Neptune's color is one of the most striking things about it — a deep, vivid azure that's richer than Uranus's paler blue-green, even though the two planets have similar compositions. The key ingredient is methane. Neptune's upper atmosphere contains about 2-3% methane, and methane molecules are remarkably good at absorbing red wavelengths of light while letting blue wavelengths scatter back toward our eyes. The result is that gorgeous, saturated blue.

But methane does more than paint Neptune blue. It plays an active role in the planet's wild weather. At different altitudes, methane freezes into ice crystals, forming bright white clouds that streak across the blue background. These clouds appear and disappear on timescales of hours, carried by those supersonic winds into long, wispy bands that circle the planet. Telescopes like Hubble and ground-based observatories have watched these cloud features evolve over decades, revealing a dynamic atmosphere that's constantly reshaping itself.

Beneath the visible cloud tops, conditions get stranger still. Deeper in the atmosphere, extreme pressure and temperature may transform methane into more complex carbon compounds. Some scientists have proposed that diamonds could literally rain through Neptune's interior — carbon atoms squeezed so hard by the crushing atmosphere that they crystallize and fall like hailstones through a sea of dense fluid. It's speculative, but laboratory experiments have recreated the conditions and produced tiny diamonds, lending real weight to the idea.

Takeaway

Color in the cosmos is never just decoration. Neptune's blue tells us about its chemistry, and its chemistry tells us about the extreme processes happening deep beneath the clouds.
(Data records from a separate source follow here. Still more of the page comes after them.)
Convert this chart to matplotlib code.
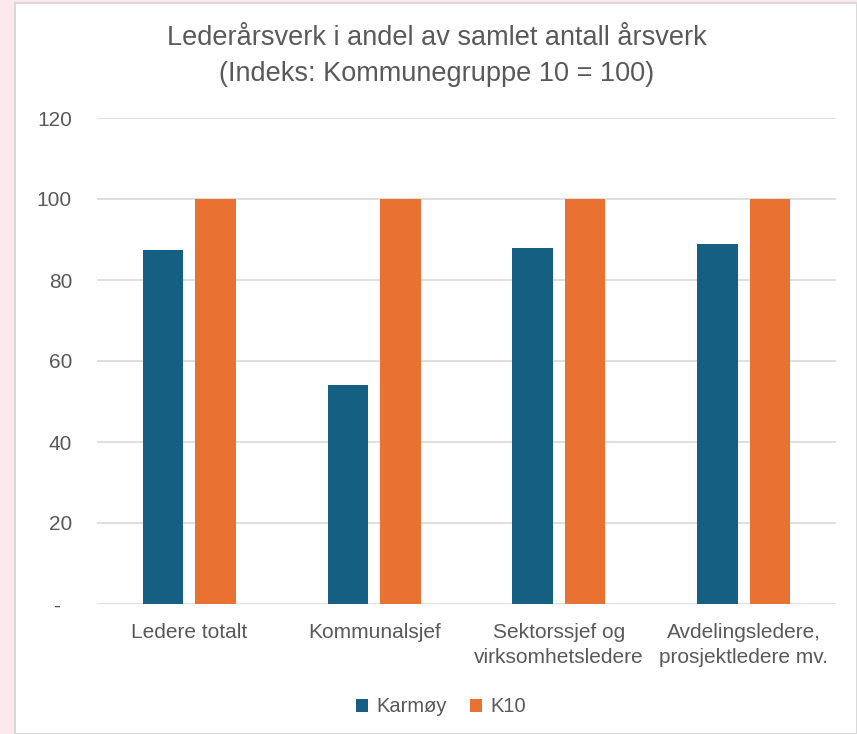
import matplotlib
matplotlib.use("Agg")
import matplotlib.pyplot as plt
import numpy as np
from matplotlib.patches import Rectangle

categories = ["Ledere totalt", "Kommunalsjef", "Sektorssjef og\nvirksomhetsledere", "Avdelingsledere,\nprosjektledere mv."]
karmoy = [87.5, 54.0, 87.8, 88.9]
k10 = [100, 100, 100, 100]
series_names = ["Karmøy", "K10"]
yticks = [0, 20, 40, 60, 80, 100, 120]
ytick_labels = ["-  ", "20", "40", "60", "80", "100", "120"]

c_blue = "#156082"
c_orange = "#e97132"
text_col = "#595959"

plt.rcParams['font.family'] = ['Liberation Sans', 'DejaVu Sans']

fig = plt.figure(figsize=(8.57, 7.34), dpi=100)
fig.patch.set_facecolor("#fbe9eb")
W, H = 857, 734
fig.patches.append(Rectangle((15 / W, 0), 1 - 15 / W, 1 - 3 / H, transform=fig.transFigure,
                             facecolor="white", edgecolor="#d9d9d9", linewidth=1.5, zorder=-10))

ax = fig.add_axes([97 / W, 1 - 604 / H, (836 - 97) / W, (604 - 118) / H])
ax.set_zorder(2)
ax.set_facecolor("none")
x = np.arange(len(categories))
w = 0.22
off = 0.142
ax.bar(x - off, karmoy, width=w, color=c_blue, zorder=3, label=series_names[0])
ax.bar(x + off, k10, width=w, color=c_orange, zorder=3, label=series_names[1])
ax.set_xlim(-0.5, len(categories) - 0.5)
ax.set_ylim(0, 120)
ax.set_yticks(yticks)
ax.set_yticklabels(ytick_labels)
ax.set_xticks(x)
ax.set_xticklabels(categories, linespacing=1.35)
ax.grid(axis='y', color="#d9d9d9", linewidth=1.2, zorder=0)
for s in ax.spines.values():
    s.set_visible(False)
ax.tick_params(axis='both', length=0, colors=text_col, labelsize=15)
ax.tick_params(axis='y', pad=18)
ax.tick_params(axis='x', pad=14)

fig.text(437 / W, 1 - 38 / H, "Lederårsverk i andel av samlet antall årsverk",
         ha='center', va='center', fontsize=19.5, color=text_col)
fig.text(437 / W, 1 - 74 / H, "(Indeks: Kommunegruppe 10 = 100)",
         ha='center', va='center', fontsize=19.5, color=text_col)

leg = fig.legend(loc='center', bbox_to_anchor=(441 / W, 1 - 707 / H), ncol=2, frameon=False,
                 fontsize=14.5, handlelength=0.6, handleheight=0.6, handletextpad=0.45, columnspacing=1.1)
for t in leg.get_texts():
    t.set_color(text_col)

fig.savefig("out.png", dpi=100, facecolor=fig.get_facecolor())
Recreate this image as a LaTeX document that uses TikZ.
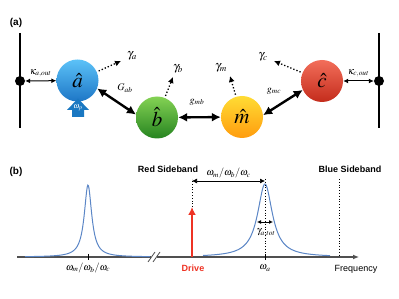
\documentclass[tikz,border=0pt]{standalone}
\usepackage{mathptmx}
\usepackage{fontspec}
\setsansfont{Liberation Sans}
\usetikzlibrary{arrows.meta}

\definecolor{axisgray}{HTML}{505050}
\definecolor{peakblue}{HTML}{5B86C6}
\definecolor{drivered}{HTML}{EE3324}
\definecolor{pumpblue}{HTML}{1A78C2}
\definecolor{aTop}{HTML}{5CC2F8}  \definecolor{aBot}{HTML}{1D76C6}
\definecolor{bTop}{HTML}{84D254}  \definecolor{bBot}{HTML}{268420}
\definecolor{mTop}{HTML}{FFDC34}  \definecolor{mBot}{HTML}{FF9C0E}
\definecolor{cTop}{HTML}{F26E5A}  \definecolor{cBot}{HTML}{C42C1C}

\begin{document}
\begin{tikzpicture}[x=1pt,y=-1pt,font=\normalsize,
  ball/.style={circle,minimum size=42pt,inner sep=0pt,font=\fontsize{21}{24}\selectfont},
  coup/.style={{Latex[length=9pt,width=9pt]}-{Latex[length=9pt,width=9pt]},line width=2.4pt},
  loss/.style={-{Latex[length=6pt,width=6pt]},dotted,line width=1.3pt,shorten <=2pt},
  port/.style={{Latex[length=5pt,width=5pt]}-{Latex[length=5pt,width=5pt]},line width=1pt},
  junc/.style={circle,fill=black,inner sep=0pt,minimum size=10pt},
  tag/.style={font=\sffamily\bfseries\small},
  guide/.style={dotted,line width=0.8pt},
  peak/.style={peakblue,line width=1pt}]
\useasboundingbox (0,0) rectangle (399,299);

% ---- (a) four coupled modes between two ports
\node[tag,font=\sffamily\bfseries] (tagA) at (16,23) {(a)};
\coordinate (lt) at (20,33); \coordinate (lb) at (20,128);
\coordinate (rt) at (379,33); \coordinate (rb) at (379,128);
\draw[line width=1.6pt] (lt) -- (lb);
\draw[line width=1.6pt] (rt) -- (rb);
\node[junc] (ldot) at (20,81) {};
\node[junc] (rdot) at (379,81) {};

\node[ball,top color=aTop,bottom color=aBot] (a) at (77.5,80.5) {$\hat{a}$};
\node[ball,top color=bTop,bottom color=bBot] (b) at (157,117.5) {$\hat{b}$};
\node[ball,top color=mTop,bottom color=mBot] (m) at (242,117) {$\hat{m}$};
\node[ball,top color=cTop,bottom color=cBot] (c) at (322,81) {$\hat{c}$};

% pump on a
\fill[pumpblue] (72,117) -- (72,110) -- (67,110) -- (78,98.5) -- (89,110) -- (84,110) -- (84,117) -- cycle;
\node[text=white,font=\footnotesize] (wp) at (78,107.5) {$\omega_p$};

% ports
\draw[port] (ldot) -- (a) node[midway,above=0pt] (kA) {$\kappa_{a,out}$};
\draw[port] (c) -- (rdot) node[midway,above=0pt] (kC) {$\kappa_{c,out}$};

% couplings
\draw[coup] (a.-22) -- (b.172);
\draw[coup] (b) -- (m);
\draw[coup] (m.5) -- (c.205);
\node (Gab) at (125,88) {$G_{ab}$};
\node (gmb) at (197,102) {$g_{mb}$};
\node (gmc) at (274,91) {$g_{mc}$};

% losses
\coordinate (la) at (121,61);
\coordinate (lbb) at (173,77);
\coordinate (lm) at (230,76);
\coordinate (lc) at (274,61);
\draw[loss] (a) -- (la);
\draw[loss] (b) -- (lbb);
\draw[loss] (m) -- (lm);
\draw[loss] (c) -- (lc);
\node[font=\large] (ya) at (132,56) {$\gamma_a$};
\node[font=\large] (yb) at (178,69) {$\gamma_b$};
\node[font=\large] (ym) at (221,68) {$\gamma_m$};
\node[font=\large] (yc) at (263,57) {$\gamma_c$};

% ---- (b) spectrum
\node[tag,font=\sffamily\bfseries] (tagB) at (16,172) {(b)};
\coordinate (ax0) at (17,257); \coordinate (ax1) at (359,257);
\draw[axisgray,line width=1.5pt,-{Latex[length=6pt,width=5pt]}] (ax0) -- (ax1);
\draw[white,line width=2.5pt] (151,257) -- (157,257);
\draw[axisgray,line width=0.8pt] (148,262) -- (155,252);
\draw[axisgray,line width=0.8pt] (153,262) -- (160,252);

\draw[peak] plot[domain=25:150,samples=200] (\x,{257-72/(1+((\x-88)/4.5)^2)});
\draw[peak] plot[domain=203:330,samples=200] (\x,{257-73/(1+((\x-265)/9)^2)});

\draw[line width=1pt] (88,254) -- (88,260);
\draw[line width=1pt] (265,254) -- (265,260);

% drive and sidebands
\coordinate (dr0) at (192,257); \coordinate (dr1) at (192,207);
\coordinate (rs) at (192,179);
\draw[drivered,line width=2pt,-{Latex[length=8pt,width=8pt]}] (dr0) -- (dr1);
\draw[guide] (dr1) -- (rs);
\coordinate (pa) at (265,179); \coordinate (pb) at (265,257);
\draw[guide] (pa) -- (pb);
\coordinate (bs0) at (339,179); \coordinate (bs1) at (339,257);
\draw[guide] (bs0) -- (bs1);
\coordinate (om0) at (192,181); \coordinate (om1) at (265,181);
\draw[port,line width=0.7pt] (om0) -- (om1) node[midway,above=-1pt] (wmix) {$\omega_m/\omega_b/\omega_c$};
\coordinate (wd0) at (257,222); \coordinate (wd1) at (273,222);
\draw[{Latex[length=4pt,width=4pt]}-{Latex[length=4pt,width=4pt]},line width=0.8pt] (wd0) -- (wd1);
\node (ytot) at (266,233) {$\gamma_{a,tot}$};

\node[tag] (redS) at (168,169) {Red Sideband};
\node[tag] (blueS) at (350,169) {Blue Sideband};
\node (wl) at (88,268) {$\omega_m/\omega_b/\omega_c$};
\node[tag,text=drivered] (drv) at (193,268) {Drive};
\node (wa) at (265,268) {$\omega_a$};
\node[font=\sffamily\small] (frq) at (356,269) {Frequency};
\end{tikzpicture}
\end{document}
Neptune reminds us that distance from the Sun doesn't mean dormancy. Four and a half billion kilometers away, in near-darkness, a world rages with supersonic winds fueled by heat left over from its own birth. Its blue face isn't a portrait of stillness — it's the surface of a restless engine.

Next time you see that faint blue point through a telescope or in a photograph, remember what's happening there. The quietest-looking worlds can be the most violent. The cosmos has a habit of hiding its most dramatic stories in the places that seem, at first glance, the most unremarkable.